Job. Write out each line that follows exactly as it stands, without the pictures.
## start Data excerpt
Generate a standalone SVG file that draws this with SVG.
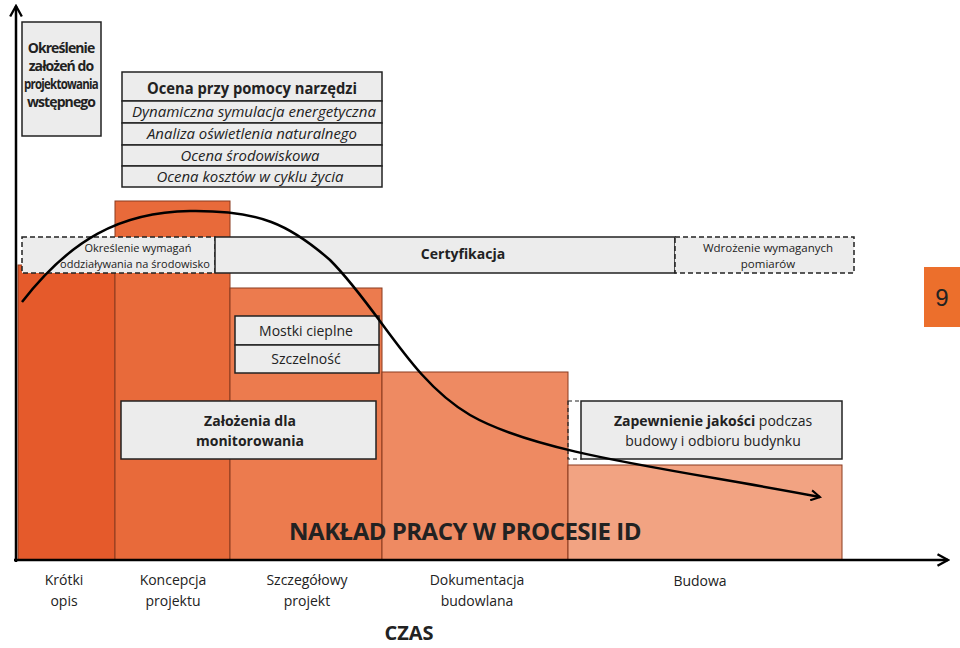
<svg xmlns="http://www.w3.org/2000/svg" width="960" height="648" viewBox="0 0 960 648">
<defs>
<style>
.box{fill:#ececec;stroke:#222;stroke-width:1.5}
.dash{fill:#ececec;stroke:#222;stroke-width:1.5;stroke-dasharray:5,3}
.t{font-family:"Open Sans","Liberation Sans",sans-serif;fill:#222;text-anchor:middle}
.bar{stroke:#8a3a1e;stroke-width:1}
</style>
<marker id="ah" viewBox="0 0 12 12" refX="10" refY="6" markerWidth="12" markerHeight="12" markerUnits="userSpaceOnUse" orient="auto"><path d="M1,1 L10,6 L1,11" fill="none" stroke="#000" stroke-width="2"/></marker>
<marker id="ax" viewBox="0 0 12 12" refX="10" refY="6" markerWidth="14" markerHeight="14" markerUnits="userSpaceOnUse" orient="auto"><path d="M1,1 L10,6 L1,11" fill="none" stroke="#000" stroke-width="2"/></marker>
</defs>
<rect width="960" height="648" fill="#fff"/>
<g id="bars">
<rect class="bar" x="18" y="265" width="97" height="295" fill="#e55a2b"/>
<rect class="bar" x="115" y="201" width="115" height="359" fill="#e86a3a"/>
<rect class="bar" x="230" y="288" width="152" height="272" fill="#ec7b4e"/>
<rect class="bar" x="382" y="372" width="186" height="188" fill="#ee8a62"/>
<rect class="bar" x="568" y="465" width="274" height="95" fill="#f2a382"/>
</g>
<g id="n1"><rect class="box" x="22" y="22" width="79" height="114"/>
<text class="t" font-size="14" font-weight="bold" letter-spacing="-0.9"><tspan x="61" y="53">Określenie</tspan><tspan x="61" y="71">założeń do</tspan><tspan x="61" y="89" textLength="74" lengthAdjust="spacingAndGlyphs">projektowania</tspan><tspan x="61" y="107">wstępnego</tspan></text></g>
<g id="n2">
<rect class="box" x="122" y="72" width="260" height="29"/>
<text class="t" x="252" y="94" font-size="16" font-weight="bold" textLength="210" lengthAdjust="spacingAndGlyphs">Ocena przy pomocy narzędzi</text>
<rect class="box" x="122" y="101" width="260" height="22"/>
<text class="t" x="254" y="117" font-size="15" font-style="italic" textLength="244" lengthAdjust="spacingAndGlyphs">Dynamiczna symulacja energetyczna</text>
<rect class="box" x="122" y="123" width="260" height="22"/>
<text class="t" x="252" y="139" font-size="15" font-style="italic" textLength="210" lengthAdjust="spacingAndGlyphs">Analiza oświetlenia naturalnego</text>
<rect class="box" x="122" y="145" width="260" height="21"/>
<text class="t" x="250" y="161" font-size="15" font-style="italic" textLength="139" lengthAdjust="spacingAndGlyphs">Ocena środowiskowa</text>
<rect class="box" x="122" y="166" width="260" height="21"/>
<text class="t" x="250" y="182" font-size="15" font-style="italic" textLength="187" lengthAdjust="spacingAndGlyphs">Ocena kosztów w cyklu życia</text>
</g>
<g id="n3"><rect class="dash" x="22" y="237" width="193" height="36"/>
<text class="t" font-size="11"><tspan x="138" y="252">Określenie wymagań</tspan><tspan x="135" y="268">oddziaływania na środowisko</tspan></text></g>
<g id="n4"><rect class="box" x="215" y="237" width="460" height="36"/>
<text class="t" x="463" y="259" font-size="14" font-weight="bold">Certyfikacja</text></g>
<g id="n5"><rect class="dash" x="675" y="237" width="179" height="36"/>
<text class="t" font-size="11.5"><tspan x="768" y="252">Wdrożenie wymaganych</tspan><tspan x="768" y="268">pomiarów</tspan></text></g>
<g id="n6"><rect class="box" x="235" y="316" width="144" height="29"/>
<text class="t" x="306" y="336" font-size="14">Mostki cieplne</text>
<rect class="box" x="235" y="345" width="144" height="28"/>
<text class="t" x="306" y="364" font-size="14">Szczelność</text></g>
<g id="n7"><rect class="box" x="121" y="401" width="255" height="58"/>
<text class="t" font-size="14" font-weight="bold"><tspan x="250" y="426">Założenia dla</tspan><tspan x="250" y="446">monitorowania</tspan></text></g>
<g id="n8"><rect x="568" y="401" width="14" height="58" fill="none" stroke="#222" stroke-width="1.2" stroke-dasharray="4,3"/>
<rect class="box" x="581" y="401" width="261" height="58"/>
<text class="t" font-size="14"><tspan x="713" y="426"><tspan font-weight="bold">Zapewnienie jakości</tspan> podczas</tspan><tspan x="713" y="446">budowy i odbioru budynku</tspan></text></g>
<g id="connectors">
<line x1="16" y1="562" x2="16" y2="6" stroke="#000" stroke-width="2.5" marker-end="url(#ax)"/>
<line x1="14" y1="560" x2="948" y2="560" stroke="#000" stroke-width="2.5" marker-end="url(#ax)"/>
<path d="M22,302 C70,240 120,212 190,211 C260,210 290,225 330,260 C380,310 410,380 470,415 C540,455 680,470 820,497" fill="none" stroke="#000" stroke-width="2.5" marker-end="url(#ah)"/>
</g>
<g id="page"><rect x="924" y="267" width="36" height="60" fill="#ec6f2c"/>
<text x="942" y="306" font-family="Liberation Sans,sans-serif" font-size="24" text-anchor="middle" fill="#222">9</text></g>
<text class="t" x="465" y="540" font-size="24" font-weight="bold" letter-spacing="-0.5">NAKŁAD PRACY W PROCESIE ID</text>
<g class="t" font-size="14">
<text><tspan x="64" y="585">Krótki</tspan><tspan x="64" y="606">opis</tspan></text>
<text><tspan x="173" y="585">Koncepcja</tspan><tspan x="173" y="606">projektu</tspan></text>
<text><tspan x="307" y="585">Szczegółowy</tspan><tspan x="307" y="606">projekt</tspan></text>
<text><tspan x="477" y="585">Dokumentacja</tspan><tspan x="477" y="606">budowlana</tspan></text>
<text x="700" y="586">Budowa</text>
</g>
<text class="t" x="409" y="640" font-size="20" font-weight="bold">CZAS</text>
</svg>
## end Data excerpt
Solution for this problem.
Generate a standalone SVG file that draws this with SVG.
<svg xmlns="http://www.w3.org/2000/svg" width="960" height="648" viewBox="0 0 960 648">
<defs>
<style>
.box{fill:#ececec;stroke:#222;stroke-width:1.5}
.dash{fill:#ececec;stroke:#222;stroke-width:1.5;stroke-dasharray:5,3}
.t{font-family:"Open Sans","Liberation Sans",sans-serif;fill:#222;text-anchor:middle}
.bar{stroke:#8a3a1e;stroke-width:1}
</style>
<marker id="ah" viewBox="0 0 12 12" refX="10" refY="6" markerWidth="12" markerHeight="12" markerUnits="userSpaceOnUse" orient="auto"><path d="M1,1 L10,6 L1,11" fill="none" stroke="#000" stroke-width="2"/></marker>
<marker id="ax" viewBox="0 0 12 12" refX="10" refY="6" markerWidth="14" markerHeight="14" markerUnits="userSpaceOnUse" orient="auto"><path d="M1,1 L10,6 L1,11" fill="none" stroke="#000" stroke-width="2"/></marker>
</defs>
<rect width="960" height="648" fill="#fff"/>
<g id="bars">
<rect class="bar" x="18" y="265" width="97" height="295" fill="#e55a2b"/>
<rect class="bar" x="115" y="201" width="115" height="359" fill="#e86a3a"/>
<rect class="bar" x="230" y="288" width="152" height="272" fill="#ec7b4e"/>
<rect class="bar" x="382" y="372" width="186" height="188" fill="#ee8a62"/>
<rect class="bar" x="568" y="465" width="274" height="95" fill="#f2a382"/>
</g>
<g id="n1"><rect class="box" x="22" y="22" width="79" height="114"/>
<text class="t" font-size="14" font-weight="bold" letter-spacing="-0.9"><tspan x="61" y="53">Określenie</tspan><tspan x="61" y="71">założeń do</tspan><tspan x="61" y="89" textLength="74" lengthAdjust="spacingAndGlyphs">projektowania</tspan><tspan x="61" y="107">wstępnego</tspan></text></g>
<g id="n2">
<rect class="box" x="122" y="72" width="260" height="29"/>
<text class="t" x="252" y="94" font-size="16" font-weight="bold" textLength="210" lengthAdjust="spacingAndGlyphs">Ocena przy pomocy narzędzi</text>
<rect class="box" x="122" y="101" width="260" height="22"/>
<text class="t" x="254" y="117" font-size="15" font-style="italic" textLength="244" lengthAdjust="spacingAndGlyphs">Dynamiczna symulacja energetyczna</text>
<rect class="box" x="122" y="123" width="260" height="22"/>
<text class="t" x="252" y="139" font-size="15" font-style="italic" textLength="210" lengthAdjust="spacingAndGlyphs">Analiza oświetlenia naturalnego</text>
<rect class="box" x="122" y="145" width="260" height="21"/>
<text class="t" x="250" y="161" font-size="15" font-style="italic" textLength="139" lengthAdjust="spacingAndGlyphs">Ocena środowiskowa</text>
<rect class="box" x="122" y="166" width="260" height="21"/>
<text class="t" x="250" y="182" font-size="15" font-style="italic" textLength="187" lengthAdjust="spacingAndGlyphs">Ocena kosztów w cyklu życia</text>
</g>
<g id="n3"><rect class="dash" x="22" y="237" width="193" height="36"/>
<text class="t" font-size="11"><tspan x="138" y="252">Określenie wymagań</tspan><tspan x="135" y="268">oddziaływania na środowisko</tspan></text></g>
<g id="n4"><rect class="box" x="215" y="237" width="460" height="36"/>
<text class="t" x="463" y="259" font-size="14" font-weight="bold">Certyfikacja</text></g>
<g id="n5"><rect class="dash" x="675" y="237" width="179" height="36"/>
<text class="t" font-size="11.5"><tspan x="768" y="252">Wdrożenie wymaganych</tspan><tspan x="768" y="268">pomiarów</tspan></text></g>
<g id="n6"><rect class="box" x="235" y="316" width="144" height="29"/>
<text class="t" x="306" y="336" font-size="14">Mostki cieplne</text>
<rect class="box" x="235" y="345" width="144" height="28"/>
<text class="t" x="306" y="364" font-size="14">Szczelność</text></g>
<g id="n7"><rect class="box" x="121" y="401" width="255" height="58"/>
<text class="t" font-size="14" font-weight="bold"><tspan x="250" y="426">Założenia dla</tspan><tspan x="250" y="446">monitorowania</tspan></text></g>
<g id="n8"><rect x="568" y="401" width="14" height="58" fill="none" stroke="#222" stroke-width="1.2" stroke-dasharray="4,3"/>
<rect class="box" x="581" y="401" width="261" height="58"/>
<text class="t" font-size="14"><tspan x="713" y="426"><tspan font-weight="bold">Zapewnienie jakości</tspan> podczas</tspan><tspan x="713" y="446">budowy i odbioru budynku</tspan></text></g>
<g id="connectors">
<line x1="16" y1="562" x2="16" y2="6" stroke="#000" stroke-width="2.5" marker-end="url(#ax)"/>
<line x1="14" y1="560" x2="948" y2="560" stroke="#000" stroke-width="2.5" marker-end="url(#ax)"/>
<path d="M22,302 C70,240 120,212 190,211 C260,210 290,225 330,260 C380,310 410,380 470,415 C540,455 680,470 820,497" fill="none" stroke="#000" stroke-width="2.5" marker-end="url(#ah)"/>
</g>
<g id="page"><rect x="924" y="267" width="36" height="60" fill="#ec6f2c"/>
<text x="942" y="306" font-family="Liberation Sans,sans-serif" font-size="24" text-anchor="middle" fill="#222">9</text></g>
<text class="t" x="465" y="540" font-size="24" font-weight="bold" letter-spacing="-0.5">NAKŁAD PRACY W PROCESIE ID</text>
<g class="t" font-size="14">
<text><tspan x="64" y="585">Krótki</tspan><tspan x="64" y="606">opis</tspan></text>
<text><tspan x="173" y="585">Koncepcja</tspan><tspan x="173" y="606">projektu</tspan></text>
<text><tspan x="307" y="585">Szczegółowy</tspan><tspan x="307" y="606">projekt</tspan></text>
<text><tspan x="477" y="585">Dokumentacja</tspan><tspan x="477" y="606">budowlana</tspan></text>
<text x="700" y="586">Budowa</text>
</g>
<text class="t" x="409" y="640" font-size="20" font-weight="bold">CZAS</text>
</svg>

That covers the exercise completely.